## Given information
^^^^^^^^
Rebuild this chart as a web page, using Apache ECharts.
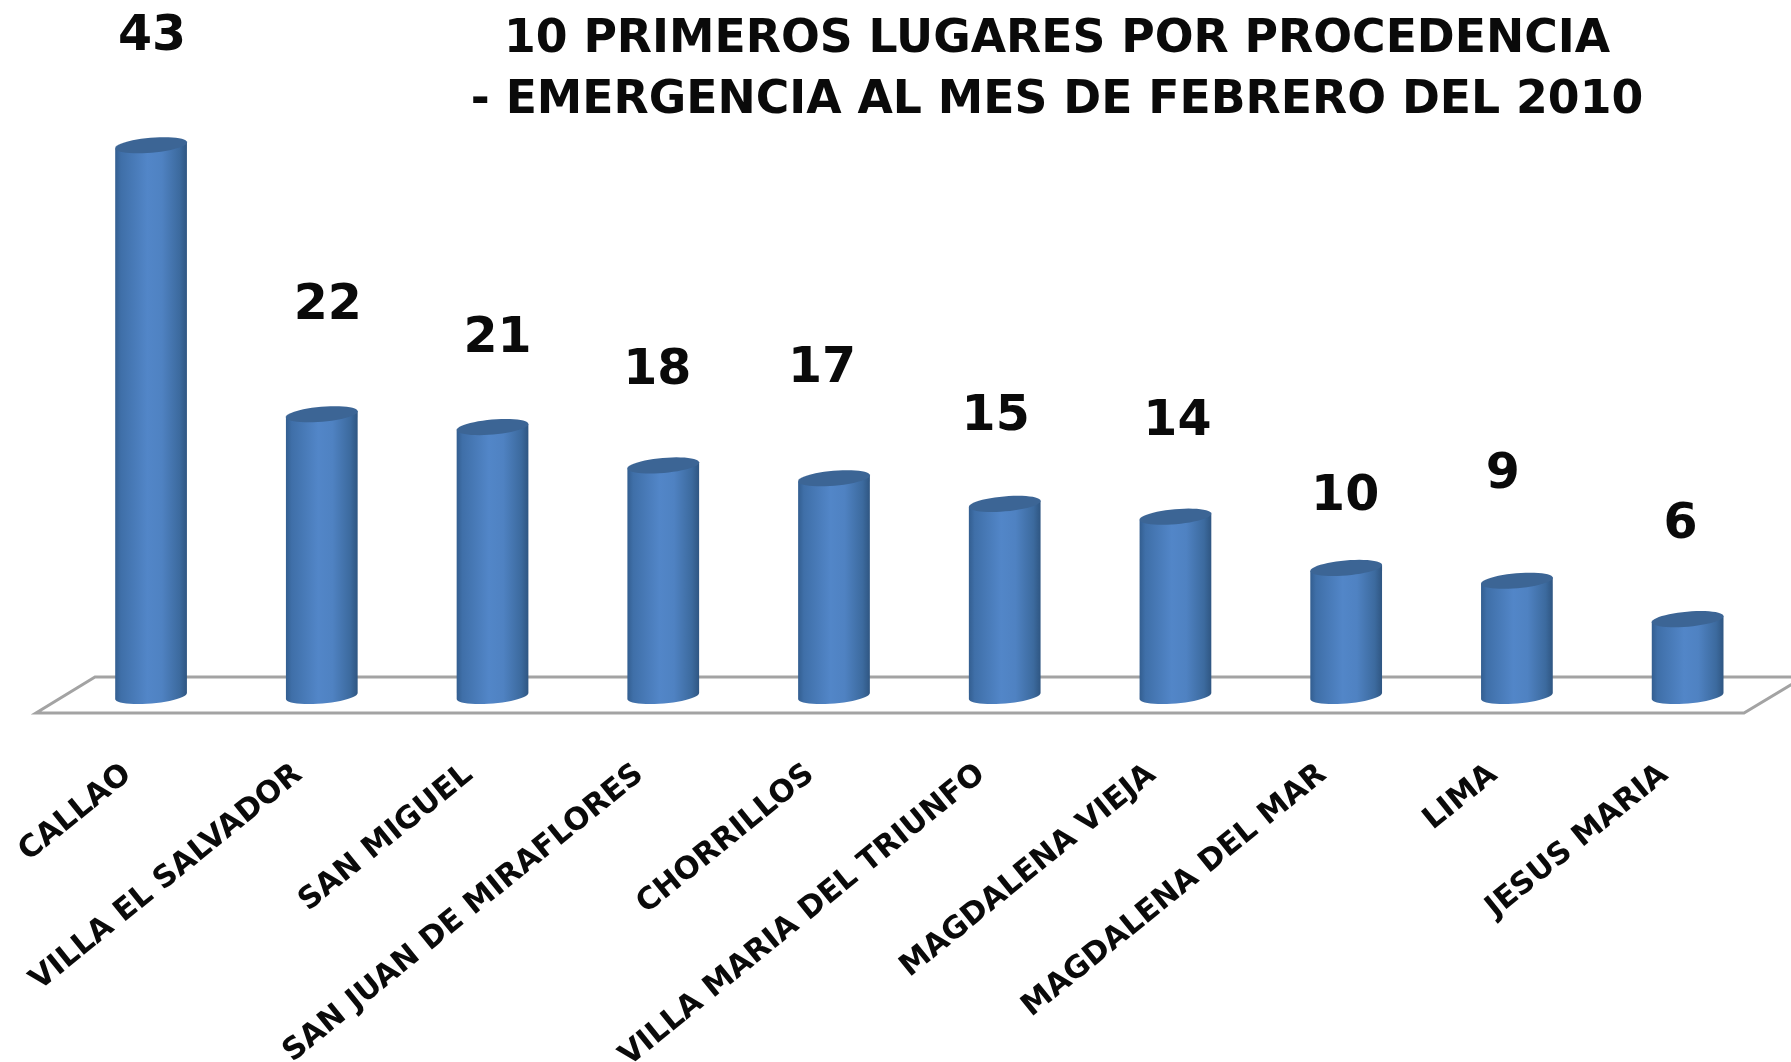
<!DOCTYPE html>
<html><head><meta charset="utf-8">
<style>html,body{margin:0;padding:0;background:#fff}#c{width:1791px;height:1062px}</style>
<script src="https://cdn.jsdelivr.net/npm/echarts@6/dist/echarts.min.js"></script>
</head><body><div id="c"></div>
<script>
const categories = ['CALLAO','VILLA EL SALVADOR','SAN MIGUEL','SAN JUAN DE MIRAFLORES','CHORRILLOS','VILLA MARIA DEL TRIUNFO','MAGDALENA VIEJA','MAGDALENA DEL MAR','LIMA','JESUS MARIA'];
const values = [43,22,21,18,17,15,14,10,9,6];
const titleLines = ['10 PRIMEROS LUGARES POR PROCEDENCIA','- EMERGENCIA AL MES DE FEBRERO DEL 2010'];
// hand-placed label offsets, in px, from each bar's top
const labelShiftX = [1,6,5,-6,-12,-9,2,-1,-14,-7];
const labelShiftY = [-108,-108,-88,-94,-109,-87,-94,-71,-105,-94];

const RX = 36, RY = 7.5, TILT = -5 * Math.PI / 180;
function ell(cx, cy, a0, a1, n) {
  const pts = [];
  for (let i = 0; i <= n; i++) {
    const a = a0 + (a1 - a0) * i / n, ex = RX * Math.cos(a), ey = RY * Math.sin(a);
    pts.push([cx + ex * Math.cos(TILT) - ey * Math.sin(TILT), cy + ex * Math.sin(TILT) + ey * Math.cos(TILT)]);
  }
  return pts;
}
const bodyFill = new echarts.graphic.LinearGradient(0, 0, 1, 0, [
  {offset: 0, color: '#335e90'}, {offset: 0.08, color: '#3f6fa8'}, {offset: 0.45, color: '#5286c8'},
  {offset: 0.65, color: '#4f82c2'}, {offset: 0.9, color: '#3c6a9e'}, {offset: 1, color: '#2f5682'}
]);
const chart = echarts.init(document.getElementById('c'), null, {renderer: 'canvas'});
chart.setOption({
  animation: false,
  backgroundColor: '#fff',
  title: {
    text: titleLines.join('\n'), left: 1052, top: 5, textAlign: 'center',
    textStyle: {fontFamily: 'DejaVu Sans', fontWeight: 700, fontSize: 45.7, lineHeight: 61, color: '#0a0a0a'}
  },
  grid: {left: 65.7, right: 18, top: 30, bottom: 366, outerBoundsMode: 'none', containLabel: false},
  xAxis: {
    type: 'category', data: categories,
    axisLine: {show: false}, axisTick: {show: false},
    axisLabel: {interval: 0, rotate: 39, margin: 56, padding: [0, 30, 0, 0], fontFamily: 'DejaVu Sans', fontWeight: 700, fontSize: 30.5, color: '#0a0a0a'}
  },
  yAxis: {type: 'value', min: 0, max: 52, show: false, splitLine: {show: false}},
  series: [
    {
      type: 'custom', z: 1, silent: true, data: [0],
      renderItem(p, api) {
        const c = p.coordSys, yb = c.y + c.height;
        return {type: 'polygon', shape: {points: [[36, yb + 17], [1744, yb + 17], [1804, yb - 19], [95, yb - 19]]},
          style: {fill: '#fff', stroke: '#a3a3a3', lineWidth: 3}};
      }
    },
    {
      type: 'custom', z: 2, data: values.map((v, i) => [i, v]),
      encode: {x: 0, y: 1},
      renderItem(p, api) {
        const i = api.value(0), v = api.value(1);
        const top = api.coord([i, v]), base = api.coord([i, 0]);
        const cx = top[0];
        const rim = ell(cx, base[1], 0, Math.PI, 24);
        const left = ell(cx, top[1], Math.PI, Math.PI, 1)[0];
        const right = ell(cx, top[1], 0, 0, 1)[0];
        return {type: 'group', children: [
          {type: 'polygon', shape: {points: [left, right].concat(rim)}, style: {fill: bodyFill}},
          {type: 'polygon', shape: {points: ell(cx, top[1], 0, 2 * Math.PI, 48)}, style: {fill: '#3c6595'}},
          {type: 'text', style: {text: String(v), x: cx + labelShiftX[i], y: top[1] + labelShiftY[i], align: 'center', verticalAlign: 'middle',
            fill: '#0a0a0a', fontFamily: 'DejaVu Sans', fontWeight: 700, fontSize: 49}}
        ]};
      }
    }
  ]
});
</script></body></html>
^^^^^^^^
## Task brief
Copy the material shown above in full and exactly. Skip the pictures.

## Complete answer
Rebuild this chart as a web page, using Apache ECharts.
<!DOCTYPE html>
<html><head><meta charset="utf-8">
<style>html,body{margin:0;padding:0;background:#fff}#c{width:1791px;height:1062px}</style>
<script src="https://cdn.jsdelivr.net/npm/echarts@6/dist/echarts.min.js"></script>
</head><body><div id="c"></div>
<script>
const categories = ['CALLAO','VILLA EL SALVADOR','SAN MIGUEL','SAN JUAN DE MIRAFLORES','CHORRILLOS','VILLA MARIA DEL TRIUNFO','MAGDALENA VIEJA','MAGDALENA DEL MAR','LIMA','JESUS MARIA'];
const values = [43,22,21,18,17,15,14,10,9,6];
const titleLines = ['10 PRIMEROS LUGARES POR PROCEDENCIA','- EMERGENCIA AL MES DE FEBRERO DEL 2010'];
// hand-placed label offsets, in px, from each bar's top
const labelShiftX = [1,6,5,-6,-12,-9,2,-1,-14,-7];
const labelShiftY = [-108,-108,-88,-94,-109,-87,-94,-71,-105,-94];

const RX = 36, RY = 7.5, TILT = -5 * Math.PI / 180;
function ell(cx, cy, a0, a1, n) {
  const pts = [];
  for (let i = 0; i <= n; i++) {
    const a = a0 + (a1 - a0) * i / n, ex = RX * Math.cos(a), ey = RY * Math.sin(a);
    pts.push([cx + ex * Math.cos(TILT) - ey * Math.sin(TILT), cy + ex * Math.sin(TILT) + ey * Math.cos(TILT)]);
  }
  return pts;
}
const bodyFill = new echarts.graphic.LinearGradient(0, 0, 1, 0, [
  {offset: 0, color: '#335e90'}, {offset: 0.08, color: '#3f6fa8'}, {offset: 0.45, color: '#5286c8'},
  {offset: 0.65, color: '#4f82c2'}, {offset: 0.9, color: '#3c6a9e'}, {offset: 1, color: '#2f5682'}
]);
const chart = echarts.init(document.getElementById('c'), null, {renderer: 'canvas'});
chart.setOption({
  animation: false,
  backgroundColor: '#fff',
  title: {
    text: titleLines.join('\n'), left: 1052, top: 5, textAlign: 'center',
    textStyle: {fontFamily: 'DejaVu Sans', fontWeight: 700, fontSize: 45.7, lineHeight: 61, color: '#0a0a0a'}
  },
  grid: {left: 65.7, right: 18, top: 30, bottom: 366, outerBoundsMode: 'none', containLabel: false},
  xAxis: {
    type: 'category', data: categories,
    axisLine: {show: false}, axisTick: {show: false},
    axisLabel: {interval: 0, rotate: 39, margin: 56, padding: [0, 30, 0, 0], fontFamily: 'DejaVu Sans', fontWeight: 700, fontSize: 30.5, color: '#0a0a0a'}
  },
  yAxis: {type: 'value', min: 0, max: 52, show: false, splitLine: {show: false}},
  series: [
    {
      type: 'custom', z: 1, silent: true, data: [0],
      renderItem(p, api) {
        const c = p.coordSys, yb = c.y + c.height;
        return {type: 'polygon', shape: {points: [[36, yb + 17], [1744, yb + 17], [1804, yb - 19], [95, yb - 19]]},
          style: {fill: '#fff', stroke: '#a3a3a3', lineWidth: 3}};
      }
    },
    {
      type: 'custom', z: 2, data: values.map((v, i) => [i, v]),
      encode: {x: 0, y: 1},
      renderItem(p, api) {
        const i = api.value(0), v = api.value(1);
        const top = api.coord([i, v]), base = api.coord([i, 0]);
        const cx = top[0];
        const rim = ell(cx, base[1], 0, Math.PI, 24);
        const left = ell(cx, top[1], Math.PI, Math.PI, 1)[0];
        const right = ell(cx, top[1], 0, 0, 1)[0];
        return {type: 'group', children: [
          {type: 'polygon', shape: {points: [left, right].concat(rim)}, style: {fill: bodyFill}},
          {type: 'polygon', shape: {points: ell(cx, top[1], 0, 2 * Math.PI, 48)}, style: {fill: '#3c6595'}},
          {type: 'text', style: {text: String(v), x: cx + labelShiftX[i], y: top[1] + labelShiftY[i], align: 'center', verticalAlign: 'middle',
            fill: '#0a0a0a', fontFamily: 'DejaVu Sans', fontWeight: 700, fontSize: 49}}
        ]};
      }
    }
  ]
});
</script></body></html>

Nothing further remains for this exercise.